ST. PAUL, Minn. -- As United Food and Commercial Workers Local 789 and a coalition of supermarket employers exchanged opening proposals for a new contract here last week, union officials said health care would become a divisive issue.
"I don't think our negotiations are going to be any different from any of the other ones across the country. The cost of health care, and how we blend that cost into the economics of the labor agreement, will be a major issue," Don Seaquist, president of Local 789, told SN.
Local 789 represents nearly 5,000 workers at more than 50 stores in St. Paul and surrounding suburbs including Cub Foods, Rainbow Foods, Lund's, Kowalski's, Coopers and other independents. Its three-year contract with employers expires March 5.

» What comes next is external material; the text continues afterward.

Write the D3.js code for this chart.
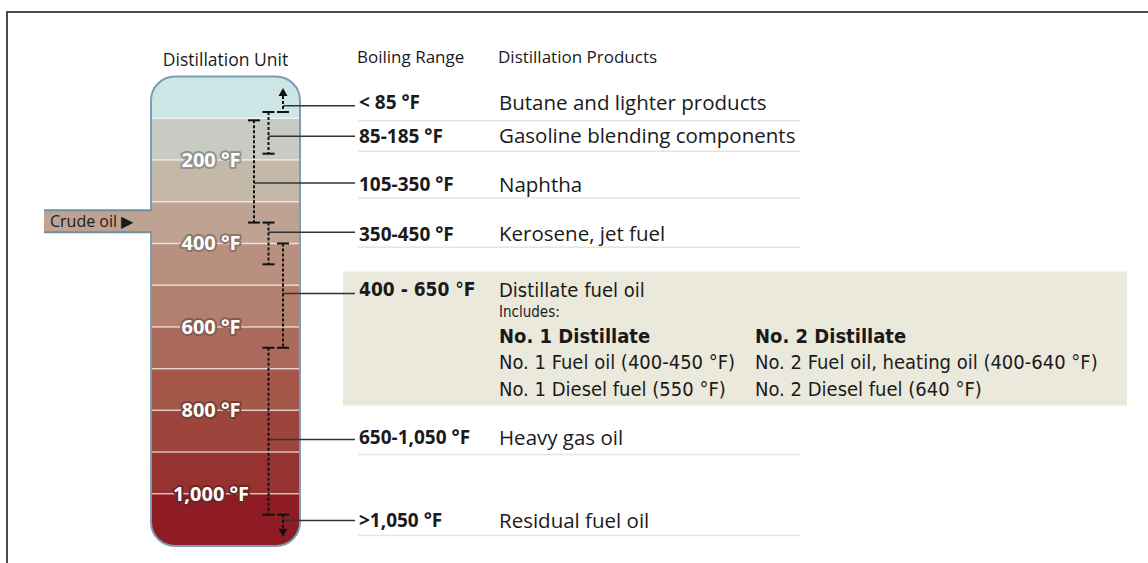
<!DOCTYPE html>
<html>
<head>
    <meta charset="utf-8">
    <title>Distillation unit</title>
    <script type="text/javascript" src="https://cdn.jsdelivr.net/npm/d3@7/dist/d3.min.js"></script>
    <style type="text/css">
        html, body { margin: 0; background: #fff; }
        svg { display: block; }
        text { font-family: "Open Sans", "Noto Sans", sans-serif; fill: #1a1a1a; }
        .narrow { font-family: "Liberation Sans Narrow", "DejaVu Sans Condensed", "Open Sans", sans-serif; }
    </style>
</head>
<body>
<script type="text/javascript">
    // ---- data ----
    var rangeLabels = ["< 85 °F", "85-185 °F", "105-350 °F", "350-450 °F", "400 - 650 °F", "650-1,050 °F", ">1,050 °F"];
    var products = ["Butane and lighter products", "Gasoline blending components", "Naphtha", "Kerosene, jet fuel",
        "Distillate fuel oil", "Heavy gas oil", "Residual fuel oil"];
    var lowF = [null, 85, 105, 350, 400, 650, 1050];     // null = open end (arrow up)
    var highF = [85, 185, 350, 450, 650, 1050, null];    // null = open end (arrow down)
    var tempTicks = [200, 400, 600, 800, 1000];
    var bandStarts = [0, 100, 200, 300, 400, 500, 600, 700, 800, 900, 1000];
    var bandColors = ["#cbe6e5", "#c7cbc3", "#c4b8a8", "#bea393", "#b9907f", "#b37f6e", "#ab6b5c",
        "#a5574a", "#9d453c", "#963330", "#8f1b25"];
    var distHeads = ["No. 1 Distillate", "No. 2 Distillate"];
    var dist1 = ["No. 1 Fuel oil (400-450 °F)", "No. 1 Diesel fuel (550 °F)"];
    var dist2 = ["No. 2 Fuel oil, heating oil (400-640 °F)", "No. 2 Diesel fuel (640 °F)"];

    // ---- layout ----
    var width = 1148, height = 563;
    var maxF = 1125;
    var lane = [2, 1, 0, 1, 2, 1, 2];                  // which dashed column each bar uses
    var leaderF = [70, 143, 255, 373, 520, 870, 1064];  // where the leader leaves the bar
    var textDy = [-3, 0, 2, 2, -4, -2, 0];
    var crudeF = 347;

    var svg = d3.select("body").append("svg")
        .attr("width", width).attr("height", height);

    var y = d3.scaleLinear().domain([0, maxF]).range([76.5, 546]);
    var xLane = d3.scaleLinear().domain([0, 2]).range([254, 283]);
    var col = {x: 151, w: 149};
    var fmt = d3.format(",");

    // frame
    svg.append("path").attr("d", "M7,563V12H1148")
        .attr("fill", "none").attr("stroke", "#4a4a4a").attr("stroke-width", 2);

    // headers
    svg.append("text").attr("x", col.x + col.w / 2).attr("y", 66).attr("text-anchor", "middle")
        .style("font-size", "17.5px").text("Distillation Unit");
    svg.append("text").attr("x", 357).attr("y", 63).style("font-size", "17px").text("Boiling Range");
    svg.append("text").attr("x", 498).attr("y", 63).style("font-size", "17px").text("Distillation Products");

    // column
    svg.append("clipPath").attr("id", "colclip")
        .append("rect").attr("x", col.x).attr("y", y(0)).attr("width", col.w)
        .attr("height", y(maxF) - y(0)).attr("rx", 24);

    var colG = svg.append("g").attr("clip-path", "url(#colclip)");
    colG.selectAll("rect.band").data(bandStarts).enter().append("rect")
        .attr("class", "band")
        .attr("x", col.x).attr("width", col.w)
        .attr("y", function (d) { return y(d); })
        .attr("height", function (d, i) { return y(i < bandStarts.length - 1 ? bandStarts[i + 1] : maxF) - y(d); })
        .attr("fill", function (d, i) { return bandColors[i]; });
    colG.selectAll("line.sep").data(bandStarts.slice(1)).enter().append("line")
        .attr("class", "sep")
        .attr("x1", col.x).attr("x2", col.x + col.w)
        .attr("y1", function (d) { return y(d); }).attr("y2", function (d) { return y(d); })
        .attr("stroke", "rgba(255,255,255,0.65)").attr("stroke-width", 1.5);

    svg.append("rect").attr("x", col.x).attr("y", y(0)).attr("width", col.w)
        .attr("height", y(maxF) - y(0)).attr("rx", 24)
        .attr("fill", "none").attr("stroke", "#7e9db0").attr("stroke-width", 2);

    // crude oil inlet pipe
    var bandOf = function (t) { return bandColors[d3.bisectRight(bandStarts, t) - 1]; };
    var py = y(crudeF);
    svg.append("rect").attr("x", 44).attr("y", py - 11).attr("width", col.x - 44 + 2).attr("height", 22)
        .attr("fill", bandOf(crudeF));
    svg.append("path").attr("d", "M44," + (py - 11) + "H" + (col.x + 1) + "M44," + (py + 11) + "H" + (col.x + 1))
        .attr("stroke", "#6f8fa3").attr("stroke-width", 2);
    svg.append("text").attr("x", 50).attr("y", py + 6).style("font-size", "16px").text("Crude oil \u25B6");

    // temperature labels
    svg.selectAll("text.tick").data(tempTicks).enter().append("text")
        .attr("class", "tick")
        .attr("x", 211).attr("y", function (d) { return y(d) + 7; })
        .attr("text-anchor", "middle")
        .style("font-size", "20px").style("font-weight", "bold")
        .style("fill", "#fff")
        .style("stroke", function (d) { return d3.color(bandOf(d - 1)).darker(0.9); })
        .style("stroke-width", 4).style("paint-order", "stroke").style("stroke-linejoin", "round")
        .text(function (d) { return fmt(d) + " \u00B0F"; });

    // distillate box
    var dRow = 4;
    var dy0 = y(leaderF[dRow]);
    svg.append("rect").attr("x", 343).attr("y", dy0 - 22).attr("width", 1127 - 343).attr("height", 134)
        .attr("fill", "#eae9dc");

    // rows
    products.forEach(function (p, i) {
        var ly = y(leaderF[i]);
        var bx = xLane(lane[i]);
        var ty = ly + textDy[i];
        var boxed = i === dRow;

        // leader
        svg.append("line").attr("x1", bx).attr("x2", 355).attr("y1", ly).attr("y2", ly)
            .attr("stroke", "#333").attr("stroke-width", 1.5);

        // bar
        var top = lowF[i] == null ? y(highF[i]) - 16 : y(lowF[i]);
        var bot = highF[i] == null ? y(lowF[i]) + 14 : y(highF[i]);
        svg.append("line").attr("x1", bx).attr("x2", bx).attr("y1", top).attr("y2", bot)
            .attr("stroke", "#111").attr("stroke-width", 2).attr("stroke-dasharray", "3,2");
        if (lowF[i] != null) {
            svg.append("line").attr("x1", bx - 6).attr("x2", bx + 6).attr("y1", y(lowF[i])).attr("y2", y(lowF[i]))
                .attr("stroke", "#111").attr("stroke-width", 2);
        } else {
            svg.append("path").attr("d", "M" + (bx - 4.5) + "," + top + "L" + bx + "," + (top - 8) + "L" + (bx + 4.5) + "," + top + "Z")
                .attr("fill", "#111");
        }
        if (highF[i] != null) {
            svg.append("line").attr("x1", bx - 6).attr("x2", bx + 6).attr("y1", y(highF[i])).attr("y2", y(highF[i]))
                .attr("stroke", "#111").attr("stroke-width", 2);
        } else {
            svg.append("path").attr("d", "M" + (bx - 4.5) + "," + bot + "L" + bx + "," + (bot + 8) + "L" + (bx + 4.5) + "," + bot + "Z")
                .attr("fill", "#111");
        }

        // texts
        svg.append("text").attr("x", 359).attr("y", ty + 6.5)
            .attr("class", boxed ? "narrow" : null)
            .style("font-size", boxed ? "19px" : "19px").style("font-weight", "bold")
            .text(rangeLabels[i]);
        svg.append("text").attr("x", 499).attr("y", ty + 7)
            .attr("class", boxed ? "narrow" : null)
            .style("font-size", boxed ? "20px" : "20.5px")
            .text(p);

        if (!boxed) {
            svg.append("line").attr("x1", 358).attr("x2", 800).attr("y1", ly + 15).attr("y2", ly + 15)
                .attr("stroke", "#e6e6d7").attr("stroke-width", 1.5);
        }
    });

    // distillate details
    var dBase = dy0 + textDy[dRow];
    svg.append("text").attr("class", "narrow").attr("x", 499).attr("y", dBase + 27)
        .style("font-size", "15px").text("Includes:");
    [dist1, dist2].forEach(function (lines, c) {
        var x = c === 0 ? 499 : 755;
        svg.append("text").attr("class", "narrow").attr("x", x).attr("y", dBase + 53)
            .style("font-size", "20px").style("font-weight", "bold").text(distHeads[c]);
        svg.selectAll(null).data(lines).enter().append("text")
            .attr("class", "narrow")
            .attr("x", x).attr("y", function (d, j) { return dBase + 79 + j * 27; })
            .style("font-size", "20px")
            .text(function (d) { return d; });
    });
</script>
</body>
</html>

In opening proposals, the union sought increased employer contribution to the health and welfare fund, Seaquist said. Although the current union contract requires no contribution from members for health care premiums, a management-labor committee amended the agreement last year in response to depleted health care fund resources, including increasing employee co-pays for prescription drugs.
"Our position in negotiations is that our members are already paying for their health care when they use it," Seaquist said.
The employers' initial proposal said only that it sought to "discuss health care options" as well as eligibility, contribution and premium co-pays.
Employers proposed a number of changes regarding wages, hours and working conditions, and proposed to consolidate contracts for meat and grocery workers. Seaquist said the union had discussed proposing a combined contract, and that "if it doesn't involve changing a significant number of work rules," the union would not be opposed to it.
The same employers and UFCW Local 653 in Minneapolis last March worked out a new three-year agreement that combined grocery and meat contracts, Seaquist noted. That deal did not require workers to pay health care premiums and granted modest wage increases, but employers gained more flexibility regarding scheduling, holiday hours and vendor stocking, according to reports.